## Task objective:
Return exactly, please, the lines that run from the line with "Emit a Python" to the line with "dash = (0, (4.5, 2.6))", ends included, and omit all pictures.

## Data supplied:
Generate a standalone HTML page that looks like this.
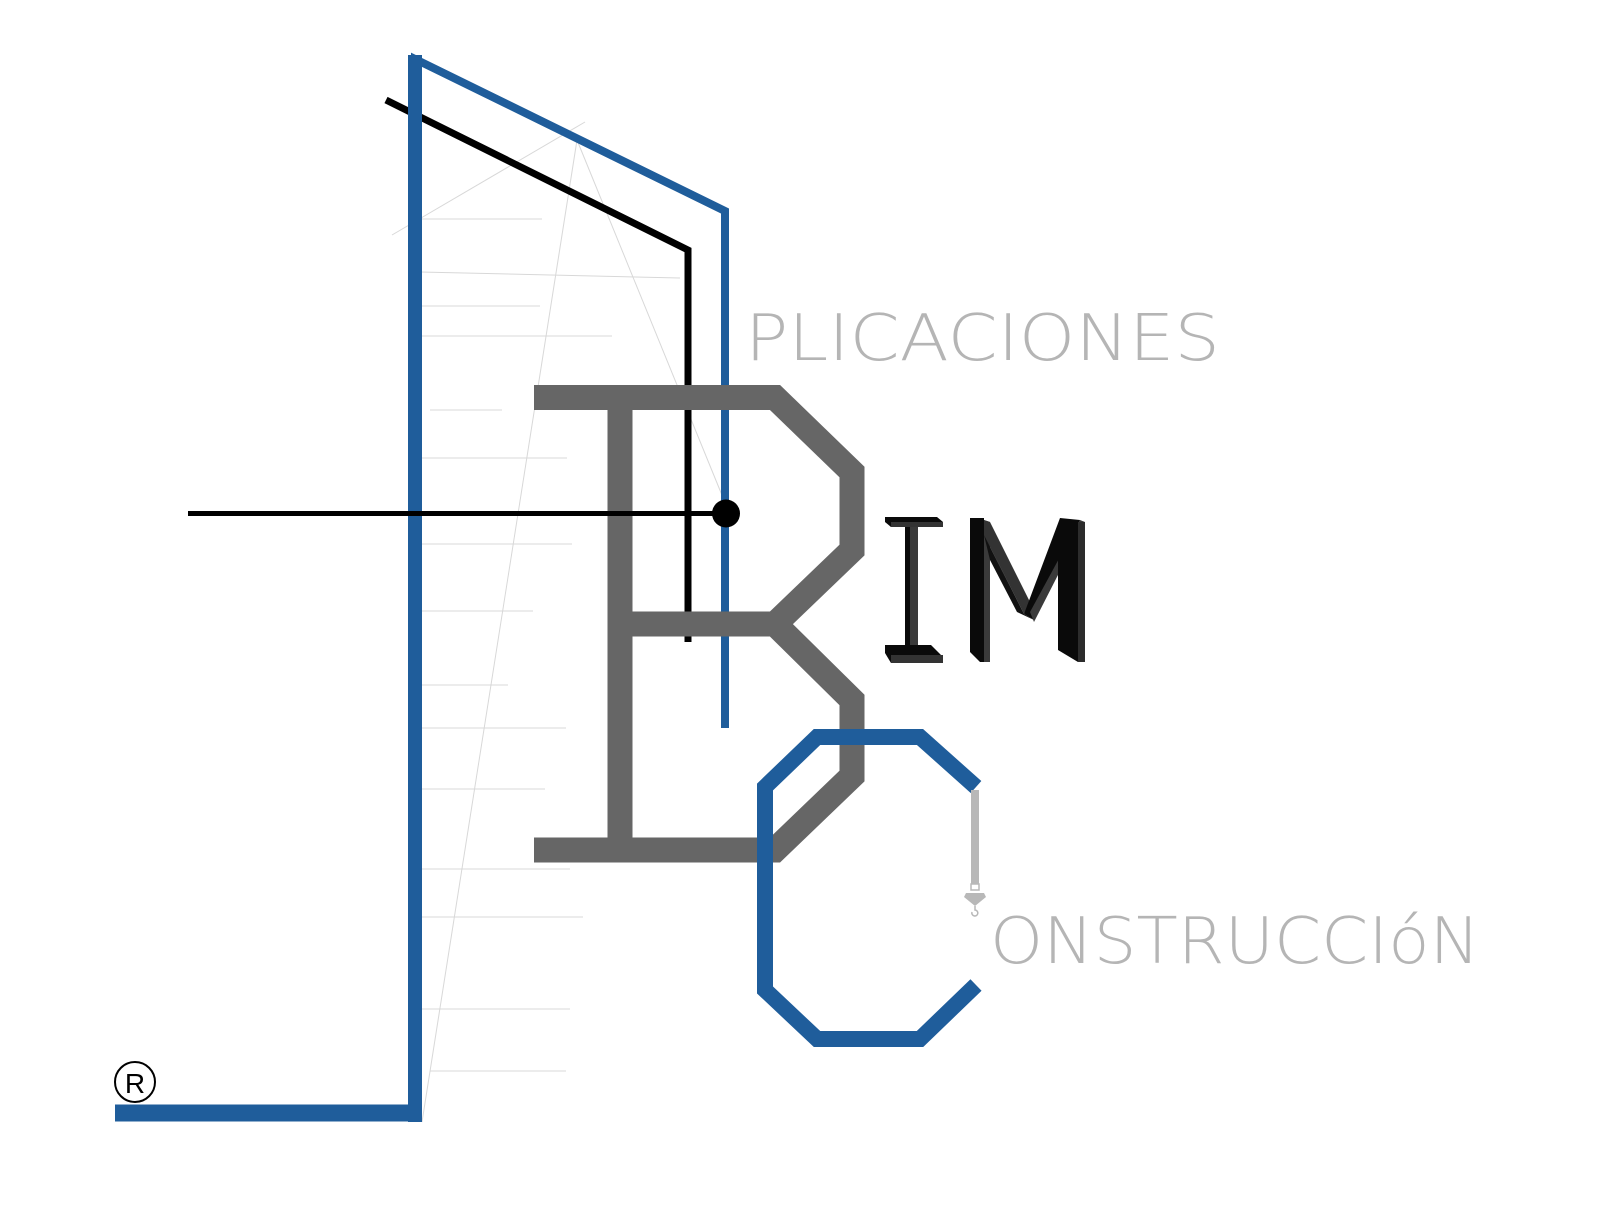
<!DOCTYPE html>
<html><head><meta charset="utf-8"><style>html,body{margin:0;padding:0;background:#fff}svg{display:block}</style></head>
<body>
<svg width="1600" height="1231" viewBox="0 0 1600 1231" xmlns="http://www.w3.org/2000/svg">
<rect width="1600" height="1231" fill="#fff"/>
<g stroke="#d8d8d8" stroke-width="1" fill="none">
<line x1="420" y1="219" x2="542" y2="219"/>
<line x1="420" y1="272" x2="680" y2="278"/>
<line x1="420" y1="306" x2="540" y2="306"/>
<line x1="420" y1="336" x2="612" y2="336"/>
<line x1="430" y1="410" x2="502" y2="410"/>
<line x1="420" y1="458" x2="567" y2="458"/>
<line x1="420" y1="544" x2="572" y2="544"/>
<line x1="415" y1="611" x2="533" y2="611"/>
<line x1="420" y1="685" x2="508" y2="685"/>
<line x1="420" y1="728" x2="566" y2="728"/>
<line x1="415" y1="789" x2="545" y2="789"/>
<line x1="420" y1="869" x2="570" y2="869"/>
<line x1="420" y1="917" x2="583" y2="917"/>
<line x1="420" y1="1009" x2="570" y2="1009"/>
<line x1="430" y1="1071" x2="566" y2="1071"/>
<line x1="392" y1="235" x2="585" y2="122"/>
<line x1="577" y1="140" x2="422" y2="1122"/>
<line x1="577" y1="140" x2="726" y2="505"/>
</g>
<polyline points="386,100 688,250 688,642" fill="none" stroke="#000" stroke-width="7"/>
<polyline points="725,728 725,211 415,59 415,1113 115,1113" fill="none" stroke="#1f5d9b" stroke-width="8"/>
<line x1="415" y1="55" x2="415" y2="1122" stroke="#1f5d9b" stroke-width="14"/>
<line x1="115" y1="1113" x2="422" y2="1113" stroke="#1f5d9b" stroke-width="17"/>
<g fill="none" stroke="#666" stroke-width="25" stroke-linejoin="miter">
<polyline points="534,397.5 775,397.5 852,472 852,550 775,624 852,700 852,776 775,850 534,850"/>
<line x1="620" y1="397" x2="620" y2="850"/>
<line x1="620" y1="624" x2="780" y2="624"/>
</g>
<line x1="188" y1="513.5" x2="726" y2="513.5" stroke="#000" stroke-width="5"/>
<circle cx="726" cy="513.5" r="14" fill="#000"/>
<polyline points="976,787 920,737 817,737 765,787 765,990 817,1039 920,1039 976,985" fill="none" stroke="#1f5d9b" stroke-width="16" stroke-linejoin="miter"/>
<line x1="975" y1="790" x2="975" y2="884" stroke="#b8b8b8" stroke-width="8"/>
<rect x="971" y="884" width="8" height="6" fill="none" stroke="#b8b8b8" stroke-width="1.5"/>
<path d="M966,893 L984,893 L986,897 L975,906 L964,897 Z" fill="#b8b8b8"/>
<path d="M975,906 L975,910 A3,3 0 1 1 972,912" fill="none" stroke="#b8b8b8" stroke-width="1.5"/>
<g>
<polygon points="885,517 937,517 943,522 943,527 891,527 885,522" fill="#0a0a0a"/>
<polygon points="891,522 943,522 943,527 891,527" fill="#333"/>
<polygon points="905,527 913,527 913,645 905,645" fill="#0a0a0a"/>
<polygon points="910,527 918,527 918,650 910,650" fill="#3a3a3a"/>
<polygon points="885,645 931,645 943,657 943,663 891,663 885,653" fill="#0a0a0a"/>
<polygon points="891,655 943,655 943,663 891,663" fill="#333"/>
<polygon points="970,518 984,518 984,662 980,662 970,652" fill="#0a0a0a"/>
<polygon points="984,520 990,522 990,662 984,662" fill="#3a3a3a"/>
<polygon points="984,520 990,522 1030,602 1024,614 984,535" fill="#333"/>
<polygon points="984,535 1024,614 1034,620 1017,612 990,560" fill="#111"/>
<polygon points="1060,518 1080,520 1034,620 1024,614" fill="#0a0a0a"/>
<polygon points="1080,520 1085,522 1034,622 1030,612" fill="#3a3a3a"/>
<polygon points="1058,545 1078,520 1078,662 1058,650" fill="#0a0a0a"/>
<polygon points="1078,522 1085,522 1085,662 1078,662" fill="#2c2c2c"/>
</g>
<text x="745" y="360" font-family="DejaVu Sans ExtraLight, DejaVu Sans, sans-serif" font-weight="200" font-size="64" fill="#b5b5b5" textLength="475" lengthAdjust="spacingAndGlyphs">PLICACIONES</text>
<text x="990" y="963" font-family="DejaVu Sans ExtraLight, DejaVu Sans, sans-serif" font-weight="200" font-size="64" fill="#b5b5b5" textLength="490" lengthAdjust="spacingAndGlyphs">ONSTRUCCIóN</text>
<circle cx="135" cy="1082" r="20" fill="none" stroke="#000" stroke-width="2"/>
<text x="135" y="1093" text-anchor="middle" font-family="Liberation Sans, sans-serif" font-size="28" fill="#000">R</text>
</svg>
</body></html>
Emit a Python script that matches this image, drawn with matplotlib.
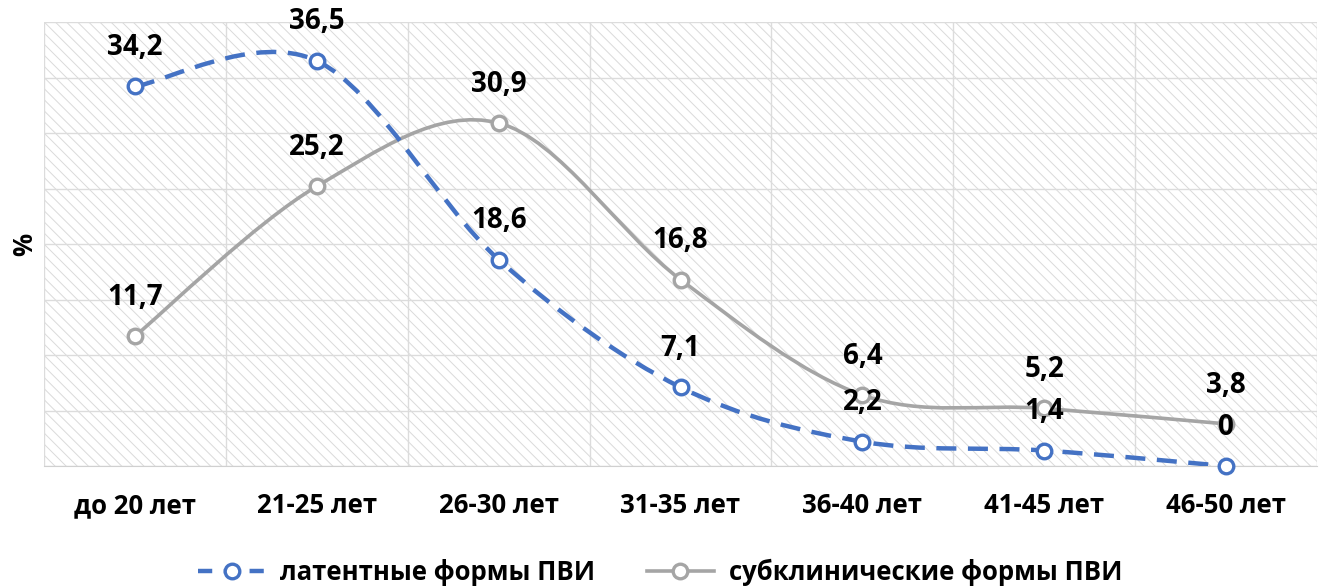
# Age distribution of latent / subclinical HPV forms

import numpy as np
import matplotlib.pyplot as plt
from matplotlib.path import Path
from matplotlib.patches import PathPatch
from matplotlib.lines import Line2D

plt.rcParams["font.family"] = ["Open Sans", "DejaVu Sans"]
plt.rcParams["hatch.color"] = "#dadada"
plt.rcParams["hatch.linewidth"] = 0.7

categories = ["до 20 лет", "21-25 лет", "26-30 лет", "31-35 лет", "36-40 лет", "41-45 лет", "46-50 лет"]
latent = [34.2, 36.5, 18.6, 7.1, 2.2, 1.4, 0]
subclinical = [11.7, 25.2, 30.9, 16.8, 6.4, 5.2, 3.8]
latent_labels = ["34,2", "36,5", "18,6", "7,1", "2,2", "1,4", "0"]
subclinical_labels = ["11,7", "25,2", "30,9", "16,8", "6,4", "5,2", "3,8"]


def smooth_path(xs, ys):
    # excel-like smoothed line: cubic bezier with catmull-rom control points
    pts = np.column_stack([xs, ys]).astype(float)
    n = len(pts)
    verts = [pts[0]]
    codes = [Path.MOVETO]
    for i in range(n - 1):
        p0 = pts[max(i - 1, 0)]
        p1 = pts[i]
        p2 = pts[i + 1]
        p3 = pts[min(i + 2, n - 1)]
        c1 = p1 + (p2 - p0) / 6
        c2 = p2 - (p3 - p1) / 6
        verts += [c1, c2, p2]
        codes += [Path.CURVE4] * 3
    return Path(verts, codes)


x = np.arange(len(categories))
blue = "#4472c4"
gray = "#a5a5a5"
fs = 18.5
lab_fs = 20
dash = (0, (4.5, 2.6))

fig = plt.figure(figsize=(13.21, 5.87), dpi=100)
ax = fig.add_axes([0.0333, 0.206, 0.9637, 0.7565])

ax.patch.set_facecolor("white")
ax.patch.set_hatch("\\\\\\")
ax.patch.set_edgecolor("#dadada")

ax.set_xlim(-0.5, len(categories) - 0.5)
ax.set_ylim(0, 40)
ax.set_yticks(np.arange(0, 41, 5))
ax.set_xticks(np.arange(-0.5, len(categories), 0.5), minor=True)
ax.set_xticks(x)
ax.set_xticklabels(categories, fontsize=fs, fontweight="bold")
ax.tick_params(axis="y", length=0, labelleft=False)
ax.tick_params(axis="x", which="both", length=0, pad=19)
ax.grid(True, axis="y", color="#dcdcdc", linewidth=1)
ax.grid(True, axis="x", which="minor", color="#dcdcdc", linewidth=1)
ax.set_axisbelow(True)
for side in ["top", "right", "left"]:
    ax.spines[side].set_visible(False)
ax.spines["bottom"].set_color("#d0d0d0")
ax.set_ylabel("%", fontsize=fs, fontweight="bold", labelpad=4)

ax.add_patch(PathPatch(smooth_path(x, subclinical), fill=False, edgecolor=gray,
                       linewidth=2.6, zorder=3))
ax.add_patch(PathPatch(smooth_path(x, latent), fill=False, edgecolor=blue,
                       linewidth=3.2, linestyle=dash, zorder=4))
ax.plot(x, subclinical, linestyle="none", marker="o", markersize=10.5,
        markerfacecolor="white", markeredgecolor=gray, markeredgewidth=2.4,
        zorder=5, clip_on=False)
ax.plot(x, latent, linestyle="none", marker="o", markersize=10.5,
        markerfacecolor="white", markeredgecolor=blue, markeredgewidth=2.4,
        zorder=6, clip_on=False)

for xi, yi, lab in zip(x, latent, latent_labels):
    ax.annotate(lab, (xi, yi), xytext=(0, 28), textcoords="offset points",
                ha="center", va="center", fontsize=lab_fs, fontweight="bold", zorder=7)
for xi, yi, lab in zip(x, subclinical, subclinical_labels):
    ax.annotate(lab, (xi, yi), xytext=(0, 28), textcoords="offset points",
                ha="center", va="center", fontsize=lab_fs, fontweight="bold", zorder=7)

handles = [
    Line2D([], [], color=blue, linewidth=3.2, linestyle=(0, (3.2, 2.6)), marker="o",
           markersize=10.5, markerfacecolor="white", markeredgecolor=blue, markeredgewidth=2.4),
    Line2D([], [], color=gray, linewidth=2.6, marker="o", markersize=10.5,
           markerfacecolor="white", markeredgecolor=gray, markeredgewidth=2.4),
]
fig.legend(handles, ["латентные формы ПВИ", "субклинические формы ПВИ"],
           loc="center", bbox_to_anchor=(0.5, 0.025), ncol=2, frameon=False,
           prop={"size": fs, "weight": "bold"}, handlelength=2.6, handletextpad=0.6,
           columnspacing=2)

plt.savefig("out.png", dpi=100)
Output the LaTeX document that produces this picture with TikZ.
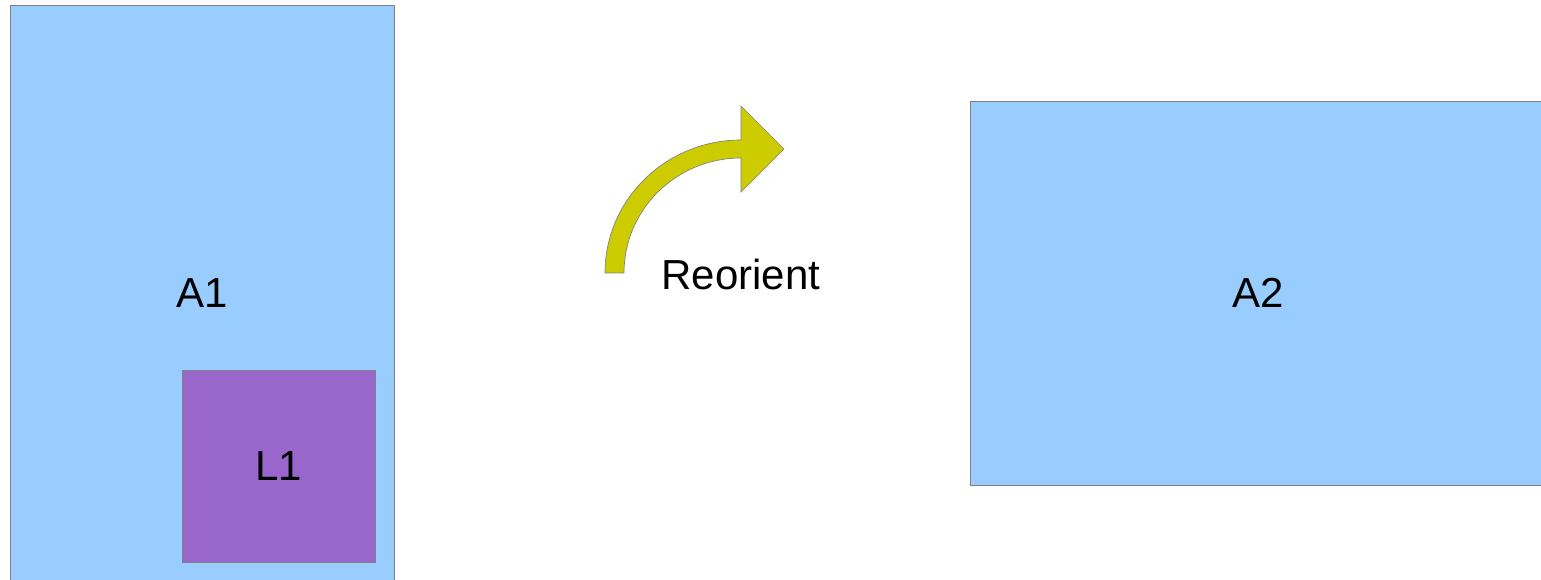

## Answer for the task:
Emit a Python script that matches this image, drawn with matplotlib.
# Age distribution of latent / subclinical HPV forms

import numpy as np
import matplotlib.pyplot as plt
from matplotlib.path import Path
from matplotlib.patches import PathPatch
from matplotlib.lines import Line2D

plt.rcParams["font.family"] = ["Open Sans", "DejaVu Sans"]
plt.rcParams["hatch.color"] = "#dadada"
plt.rcParams["hatch.linewidth"] = 0.7

categories = ["до 20 лет", "21-25 лет", "26-30 лет", "31-35 лет", "36-40 лет", "41-45 лет", "46-50 лет"]
latent = [34.2, 36.5, 18.6, 7.1, 2.2, 1.4, 0]
subclinical = [11.7, 25.2, 30.9, 16.8, 6.4, 5.2, 3.8]
latent_labels = ["34,2", "36,5", "18,6", "7,1", "2,2", "1,4", "0"]
subclinical_labels = ["11,7", "25,2", "30,9", "16,8", "6,4", "5,2", "3,8"]


def smooth_path(xs, ys):
    # excel-like smoothed line: cubic bezier with catmull-rom control points
    pts = np.column_stack([xs, ys]).astype(float)
    n = len(pts)
    verts = [pts[0]]
    codes = [Path.MOVETO]
    for i in range(n - 1):
        p0 = pts[max(i - 1, 0)]
        p1 = pts[i]
        p2 = pts[i + 1]
        p3 = pts[min(i + 2, n - 1)]
        c1 = p1 + (p2 - p0) / 6
        c2 = p2 - (p3 - p1) / 6
        verts += [c1, c2, p2]
        codes += [Path.CURVE4] * 3
    return Path(verts, codes)


x = np.arange(len(categories))
blue = "#4472c4"
gray = "#a5a5a5"
fs = 18.5
lab_fs = 20
dash = (0, (4.5, 2.6))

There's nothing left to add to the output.